The man then held his sword high in the air as he sat on his horse, giving photographers a chance to snap his image.

Fascination with war, re-enactments

In between battle re-creations, spectators moved among vendors selling Civil War-era merchandise. The vendor area stretched up a hillside, and beyond that was where the re-enactors were camped.

Spectators roamed among the sea of white tents, taking photographs of re-enactors firing rifles, playing music and preparing for battle.

Among the re-enactors was Steven Ashe of DeLand, Fla., who said he participates in about a dozen re-enactments a year and has been doing it for 35 years.

Ashe said he became fascinated with the war after hearing his grandmother tell stories about it.

Ashe’s grandmother’s parents had a farm in Urbana, Md., and there were stories of stragglers from the war stealing cattle from the farm, Ashe said.

“They would kill and slaughter a pig right in (your) front yard,” said Ashe, explaining that there was one reason why they usually got away with it.

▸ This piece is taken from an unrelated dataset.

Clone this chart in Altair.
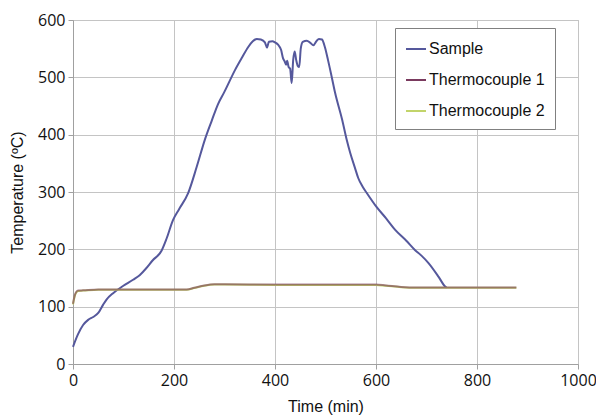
import altair as alt
import pandas as pd

# Sample temperature curve
sample_t = [0, 10, 20, 30, 40, 50, 60, 66, 80, 99, 119, 132, 145, 158, 175, 185, 198, 210,
            228, 245, 261, 275, 287, 300, 321, 335, 347, 356, 364, 372, 380, 384, 388, 395,
            400, 406, 412, 416, 419, 422, 424, 427, 430, 433, 436, 439, 442, 445, 448, 451,
            455, 463, 470, 476, 482, 487, 493, 499, 505, 512, 519, 533, 542, 549, 558, 565,
            573, 582, 601, 620, 638, 660, 677, 690, 704, 724, 737, 740]
sample_T = [30, 52, 68, 77, 82, 89, 104, 112, 124, 136, 147, 155, 167, 181, 197, 218, 251, 270,
            298, 344, 391, 425, 453, 475, 513, 535, 553, 563, 567, 566, 561, 552, 562, 563,
            561, 557, 548, 533, 528, 522, 529, 518, 515, 490, 530, 545, 530, 520, 518, 550,
            562, 564, 560, 556, 563, 567, 566, 552, 530, 502, 473, 426, 391, 368, 343, 324,
            310, 298, 274, 254, 234, 215, 199, 189, 176, 152, 135, 133]

# Thermocouples
tc_t = [0, 3, 6, 10, 20, 50, 100, 150, 200, 225, 240, 260, 280, 300, 400, 500, 600, 620,
        650, 680, 750, 800, 878]
tc1_T = [105, 118, 125, 128, 128.5, 130, 130, 130, 130, 130, 133, 137, 139, 139, 138.5, 138.5,
         138.5, 137, 134.5, 133.5, 133.5, 133.5, 133.5]
tc2_T = [104, 117, 124, 127.5, 128, 129.5, 129.5, 129.5, 129.5, 129.5, 132.5, 136.5, 138.5,
         138.5, 138, 138, 138, 136.5, 134, 133, 133, 133, 133]

series = ["Sample", "Thermocouple 1", "Thermocouple 2"]
colors = ["#55589c", "#7a3a5e", "#c2d46a"]

df = pd.concat([
    pd.DataFrame({"t": sample_t, "T": sample_T, "s": "Sample"}),
    pd.DataFrame({"t": tc_t, "T": tc2_T, "s": "Thermocouple 2"}),
    pd.DataFrame({"t": tc_t, "T": tc1_T, "s": "Thermocouple 1"}),
])

base = alt.Chart(df)

lines = base.mark_line(strokeWidth=2, interpolate="monotone").encode(
    x=alt.X("t:Q", scale=alt.Scale(domain=[0, 1000], nice=False),
            axis=alt.Axis(values=[0, 200, 400, 600, 800, 1000], format="d",
                          labelFlush=False, title="Time  (min)")),
    y=alt.Y("T:Q", scale=alt.Scale(domain=[0, 600], nice=False),
            axis=alt.Axis(values=[0, 100, 200, 300, 400, 500, 600], format="d",
                          title="Temperature (ºC)")),
    color=alt.Color("s:N", scale=alt.Scale(domain=series, range=colors),
                    legend=alt.Legend(title=None, orient="none", legendX=322, legendY=8,
                                      symbolType="stroke", symbolSize=400,
                                      symbolStrokeWidth=2, labelFontSize=16,
                                      labelFont="Liberation Sans", labelColor="#111111",
                                      labelOffset=2, rowPadding=12, padding=10,
                                      strokeColor="#808080", fillColor="white",
                                      labelLimit=300)),
    detail="s:N",
    opacity=alt.condition(alt.datum.s == "Thermocouple 1", alt.value(0.6), alt.value(1)),
)

chart = lines.properties(
    width=505, height=344,
    autosize=alt.AutoSizeParams(type="none"),
    padding={"left": 65, "top": 12, "right": 18, "bottom": 58},
).configure_view(
    stroke="#b8b8b8", strokeWidth=1
).configure_axis(
    grid=True, gridColor="#c4c4c4", gridWidth=1,
    domainColor="#a0a0a0", tickColor="#a0a0a0", tickSize=5,
    labelFont="Open Sans", labelFontSize=16, labelColor="#111111",
    titleFont="Liberation Sans", titleFontSize=16, titleColor="#111111",
    titleFontWeight="normal",
).configure_axisX(
    labelPadding=3, titlePadding=10
).configure_axisY(
    labelPadding=3, titlePadding=12
)

chart.save("out.html", embed_options={"renderer": "svg", "actions": False})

“They had the guns,” Ashe said.

When Union re-enactors started preparing for the re-creation of the battle at Burnside Bridge, they approached the battleground on a dry, dusty lane. It lent plenty of realism as men muscled teams of horses pulling gear over rocky sections of the road. The wheels of the wagons banged on the rocks, and chains on the horses clanged together as they made their way through a dusty scene.

Spectators gathered to snap photographs of the action.

Peter Gabrielli of Rockville, Md., was headed toward the battlefield before the 2 p.m. re-enactment when he stopped to talk about his interest in the Civil War. Gabrielli said he has been watching Civil War re-enactments for 40 years and lives for magical moments, like when soldiers appeared out of dense fog from one re-enactment he saw.

Gabrielli said he had just returned from the area where re-enactors were camped.

“It’s very interesting, especially talking to the people back in the tents. It’s about as close to history as you can get,” Gabrielli said.

The event has been a shot in the arm to the local tourism industry, according to Tom Riford, president and chief executive officer of the Hagerstown-Washington County Convention and Visitors Bureau.

Of the 46 lodging establishments in the county, including campgrounds, bed and breakfast inns, hotels and motels, all but 12 sold out of all the space they had, Riford said.